* [Task objective] Go through the entries below and collect each line with the string "this" in it.

* [Material for the task]
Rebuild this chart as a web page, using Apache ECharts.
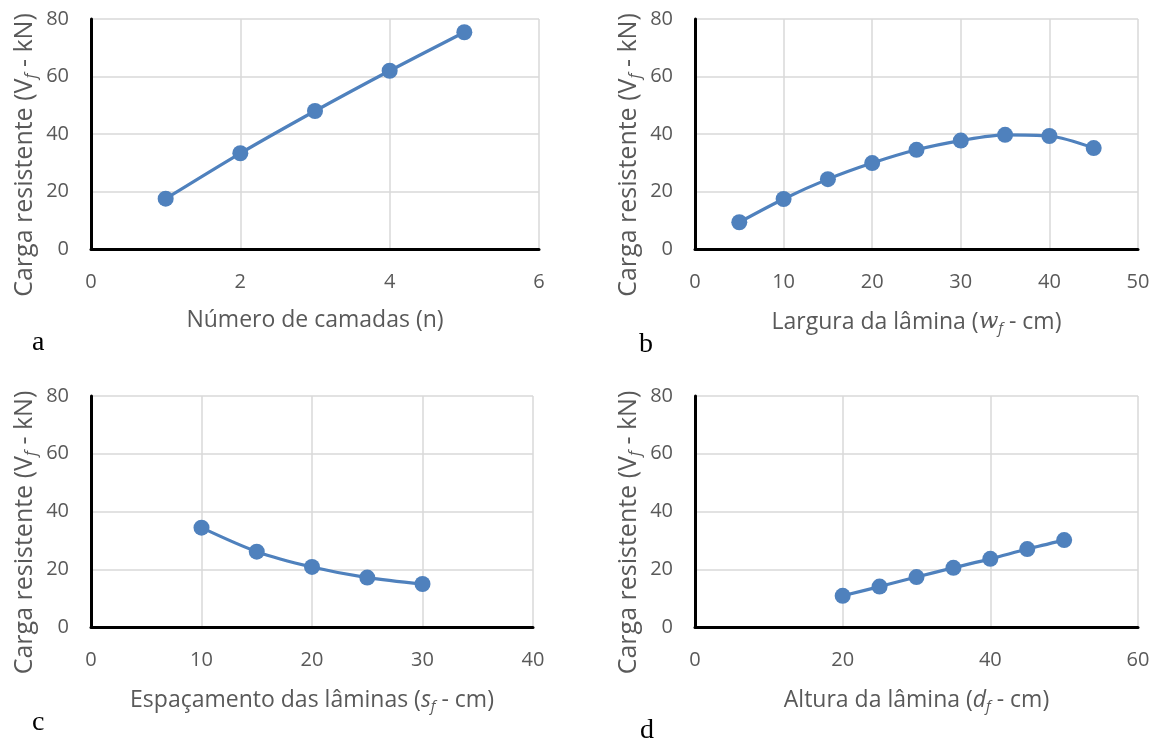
--
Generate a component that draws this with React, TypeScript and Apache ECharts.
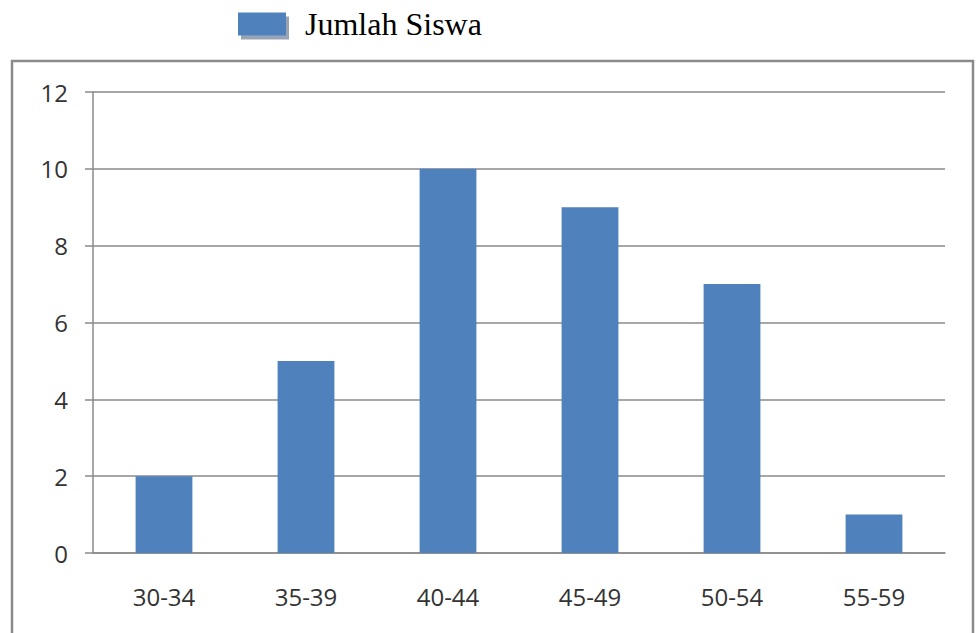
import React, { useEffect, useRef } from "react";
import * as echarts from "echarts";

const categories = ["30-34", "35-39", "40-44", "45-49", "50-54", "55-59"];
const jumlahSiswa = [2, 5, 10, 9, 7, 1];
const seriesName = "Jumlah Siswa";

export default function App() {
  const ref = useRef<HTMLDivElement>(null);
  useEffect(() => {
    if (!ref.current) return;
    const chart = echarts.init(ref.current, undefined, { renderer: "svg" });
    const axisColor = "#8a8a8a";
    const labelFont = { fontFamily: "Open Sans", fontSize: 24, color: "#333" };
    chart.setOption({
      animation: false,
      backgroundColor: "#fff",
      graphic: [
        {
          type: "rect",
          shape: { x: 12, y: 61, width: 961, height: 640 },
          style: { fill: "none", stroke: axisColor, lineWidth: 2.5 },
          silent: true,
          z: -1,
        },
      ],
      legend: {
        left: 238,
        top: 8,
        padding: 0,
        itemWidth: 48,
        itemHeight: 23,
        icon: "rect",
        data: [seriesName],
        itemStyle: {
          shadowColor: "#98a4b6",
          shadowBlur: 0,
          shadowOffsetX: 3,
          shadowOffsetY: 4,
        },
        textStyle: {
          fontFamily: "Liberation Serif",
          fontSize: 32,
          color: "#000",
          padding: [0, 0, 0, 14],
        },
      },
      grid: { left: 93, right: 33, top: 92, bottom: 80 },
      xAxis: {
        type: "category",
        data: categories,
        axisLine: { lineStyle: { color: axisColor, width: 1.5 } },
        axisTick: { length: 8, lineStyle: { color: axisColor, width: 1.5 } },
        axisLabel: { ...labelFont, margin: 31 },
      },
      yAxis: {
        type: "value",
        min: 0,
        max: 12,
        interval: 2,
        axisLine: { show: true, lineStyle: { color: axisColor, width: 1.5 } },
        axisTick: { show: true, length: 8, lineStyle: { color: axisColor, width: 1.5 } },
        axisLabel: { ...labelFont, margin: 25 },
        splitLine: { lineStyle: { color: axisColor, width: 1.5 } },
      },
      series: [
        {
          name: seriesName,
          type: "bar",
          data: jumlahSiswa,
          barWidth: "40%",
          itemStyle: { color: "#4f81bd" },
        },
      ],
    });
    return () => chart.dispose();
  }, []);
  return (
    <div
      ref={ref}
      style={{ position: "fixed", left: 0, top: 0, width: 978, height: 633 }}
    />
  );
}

* [Solution below]
Rebuild this chart as a web page, using Apache ECharts.
Generate a component that draws this with React, TypeScript and Apache ECharts.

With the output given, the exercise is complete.